Software for the course

Chebfun, ATAP, and SMM codes

Trefethen’s book “Approximation Theory and Approximation Practice” (ATAP) was written using the Matlab “publish” facility and all of the files can be downloaded from the ATAP website. See Exercise 1.2 in the book for instructions on using these files.

The Matlab scripts embedded in these files make heavy use of Chebfun, which contains tools for working with Chebyshev polynomial approximations and overloads many Matlab functions with versions that work on functions defined in this manner.

The book “Spectral Methods in Matlab” (SMM) has associated Matlab m-files that can be downloaded from the SMM website.

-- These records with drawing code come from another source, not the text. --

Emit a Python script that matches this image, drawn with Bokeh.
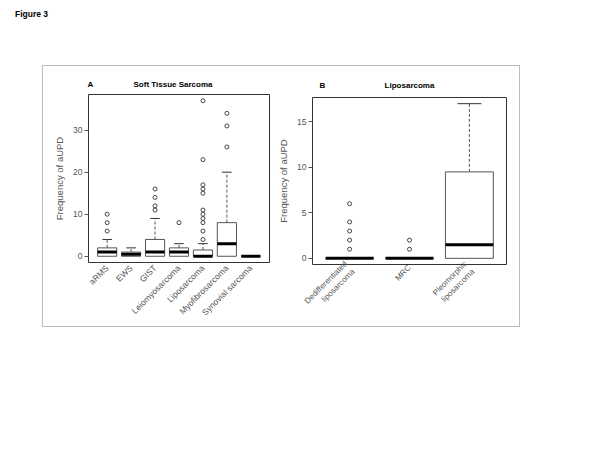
import math
from bokeh.plotting import figure
from bokeh.models import FixedTicker, Div, LinearAxis
from bokeh.layouts import row, column
from bokeh.embed import file_html
from bokeh.resources import INLINE

# ---------------- data ----------------
cats_a = ["aRMS", "EWS", "GIST", "Leiomyosarcoma", "Liposarcoma",
          "Myofibrosarcoma", "Synovial sarcoma"]
q1_a = [0, 0, 0, 0, 0, 0, 0]
med_a = [1, 0.5, 1, 1, 0, 3, 0]
q3_a = [2, 1, 4, 2, 1.5, 8, 0]
lo_a = [0, 0, 0, 0, 0, 0, 0]
hi_a = [4, 2, 9, 3, 3, 20, 0]
out_a = [[6, 8, 10], [], [11, 12, 14, 16], [8],
         [4, 6, 8, 9, 10, 11, 15, 16, 17, 23, 37], [26, 31, 34], []]
yticks_a = [0, 10, 20, 30]

cats_b = ["Dedifferentiated\nliposarcoma", "MRC", "Pleomorphic\nliposarcoma"]
q1_b = [0, 0, 0]
med_b = [0, 0, 1.5]
q3_b = [0, 0, 9.5]
lo_b = [0, 0, 0]
hi_b = [0, 0, 17]
out_b = [[1, 2, 3, 4, 6], [1, 2], []]
yticks_b = [0, 5, 10, 15]

FONT = "Liberation Sans"
GRAY = "#555555"


def panel(letter, title, cats, q1, med, q3, lo, hi, outs, yticks,
          fw, fh, bl, bt, br, bb, head_standoff, title_dx, letter_dx,
          xlab_standoff, xlab_size):
    n = len(cats)
    xs = list(range(1, n + 1))
    allv = q1 + q3 + lo + hi + [v for o in outs for v in o]
    ymin, ymax = min(allv), max(allv)
    yr = ymax - ymin
    y0, y1 = ymin - 0.04 * yr, ymax + 0.04 * yr
    x0, x1 = 0.5 - 0.04 * n, n + 0.5 + 0.04 * n
    p = figure(frame_width=fw, frame_height=fh, min_border_left=bl,
               min_border_top=bt, min_border_right=br, min_border_bottom=bb,
               x_range=(x0, x1), y_range=(y0, y1), toolbar_location=None,
               output_backend="svg", background_fill_color="white",
               border_fill_color="white", title=None)
    p.grid.visible = False
    p.outline_line_color = "#333333"
    p.outline_line_width = 1
    p.outline_line_alpha = 1

    # y axis
    ya = p.yaxis[0]
    ya.ticker = FixedTicker(ticks=yticks)
    ya.axis_line_color = None
    ya.major_tick_out = 4
    ya.major_tick_in = 0
    ya.minor_tick_out = 0
    ya.minor_tick_line_color = None
    ya.major_tick_line_color = GRAY
    ya.major_label_text_font = FONT
    ya.major_label_text_font_size = "8.5px"
    ya.major_label_text_color = GRAY
    ya.major_label_standoff = 2
    ya.axis_label = "Frequency of aUPD"
    ya.axis_label_text_font = FONT
    ya.axis_label_text_font_size = "9.5px"
    ya.axis_label_text_font_style = "normal"
    ya.axis_label_text_color = GRAY
    ya.axis_label_standoff = 5

    # x axis (category names, rotated)
    xa = p.xaxis[0]
    xa.ticker = FixedTicker(ticks=xs)
    xa.major_label_overrides = {x: c for x, c in zip(xs, cats)}
    xa.major_label_orientation = math.pi / 4
    xa.axis_line_color = None
    xa.major_tick_line_color = None
    xa.minor_tick_line_color = None
    xa.major_tick_out = 0
    xa.major_tick_in = 0
    xa.minor_tick_out = 0
    xa.major_label_text_font = FONT
    xa.major_label_text_font_size = xlab_size
    xa.major_label_text_color = GRAY
    xa.major_label_standoff = xlab_standoff

    # heading (panel letter + title) as labels of an axis above the frame
    xppu = fw / (x1 - x0)
    lx = x0 + letter_dx / xppu
    tx = (x0 + x1) / 2 + title_dx / xppu
    ha = LinearAxis(ticker=FixedTicker(ticks=[lx, tx]),
                    major_label_overrides={lx: letter, tx: title})
    ha.axis_line_color = None
    ha.major_tick_line_color = None
    ha.minor_tick_line_color = None
    ha.major_tick_out = 0
    ha.major_tick_in = 0
    ha.minor_tick_out = 0
    ha.major_label_text_font = FONT
    ha.major_label_text_font_size = "8px"
    ha.major_label_text_font_style = "bold"
    ha.major_label_text_color = "black"
    ha.major_label_standoff = head_standoff
    p.add_layout(ha, "above")

    hw = 0.4
    cw = 0.2
    p.quad(left=[x - hw for x in xs], right=[x + hw for x in xs],
           bottom=q1, top=q3, fill_color="white", line_color=GRAY,
           line_width=1)
    p.segment(x0=xs, y0=q3, x1=xs, y1=hi, line_color=GRAY, line_width=1,
              line_dash="3 2")
    p.segment(x0=[x - cw for x in xs], y0=hi, x1=[x + cw for x in xs], y1=hi,
              line_color="#333333", line_width=1)
    p.segment(x0=[x - hw for x in xs], y0=med, x1=[x + hw for x in xs],
              y1=med, line_color="black", line_width=3)
    ox = [x for x, o in zip(xs, outs) for _ in o]
    oy = [v for o in outs for v in o]
    p.scatter(ox, oy, marker="circle", size=4, fill_color=None,
              line_color="#444444", line_width=1)
    return p


pA = panel("A", "Soft Tissue Sarcoma", cats_a, q1_a, med_a, q3_a, lo_a, hi_a,
           out_a, yticks_a, fw=181, fh=168, bl=45, bt=28, br=6, bb=64,
           head_standoff=6, title_dx=-6, letter_dx=2, xlab_standoff=4,
           xlab_size="8.5px")
pB = panel("B", "Liposarcoma", cats_b, q1_b, med_b, q3_b, lo_b, hi_b,
           out_b, yticks_b, fw=194, fh=167, bl=36, bt=31, br=13, bb=62,
           head_standoff=8, title_dx=0, letter_dx=10, xlab_standoff=2,
           xlab_size="8px")

fig_label = Div(text="<b>Figure 3</b>", width=100, height=12,
                margin=(10, 0, 0, 15),
                styles={"font-family": FONT, "font-size": "8.5px",
                        "color": "black", "line-height": "1"})

# wrap each panel separately so their plot frames are not aligned together
panels = row(column(pA), column(pB), margin=(44, 0, 0, 43),
             styles={"outline": "1px solid #bdbdbd"})

layout = column(fig_label, panels)

open("out.html", "w").write(file_html(layout, INLINE))
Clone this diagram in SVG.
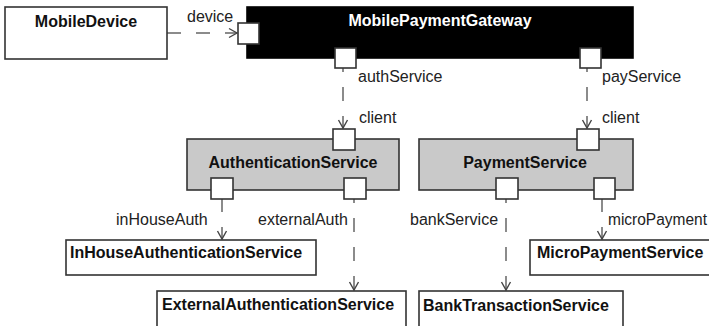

You should download Chebfun and the files for the books and make sure you can run them in Matlab.

Matlab

Matlab is available on the Applied Mathematics computing system for students in this department. Note that you can log into a departmental machine using ssh in order to use Matlab remotely, e.g. from a Linux or Mac

ssh -X netid@americano.amath.washington.edu
$ matlab

This should open a Matlab window on your own computer. Interacting with this Matlab interface may be slow, so you may prefer:

$ matlab -nojvm

which gives you the Matlab prompt in the terminal window instead.

Matlab is also available in the Arts and Sciences Instructional Computing Lab located in Communications B-022, and also available via their terminal server.

The Student Version of Matlab is available at the bookstore. This may be worth buying if you think you will use Matlab regularly.

Python

Some of the work required for this class can be done in Python rather than Matlab, but many assignments will require using Chebfun and/or the m-files that accompany the books and so will be hard to replicate in Python.

Much of the functionality of Chebfun has been replicated in Python in the package pychebfun. Scroll to the bottom of that page for installation instructions. See also this notebook for more examples.

To use Python effectively you will need numpy (which supports arrays and many mathematical operations), matplotlib (matlab-style plotting). The IPython shell and/or IPython notebook are highly recommended for interactive work. The Anaconda Python Distribution is one easy way to get everything you need.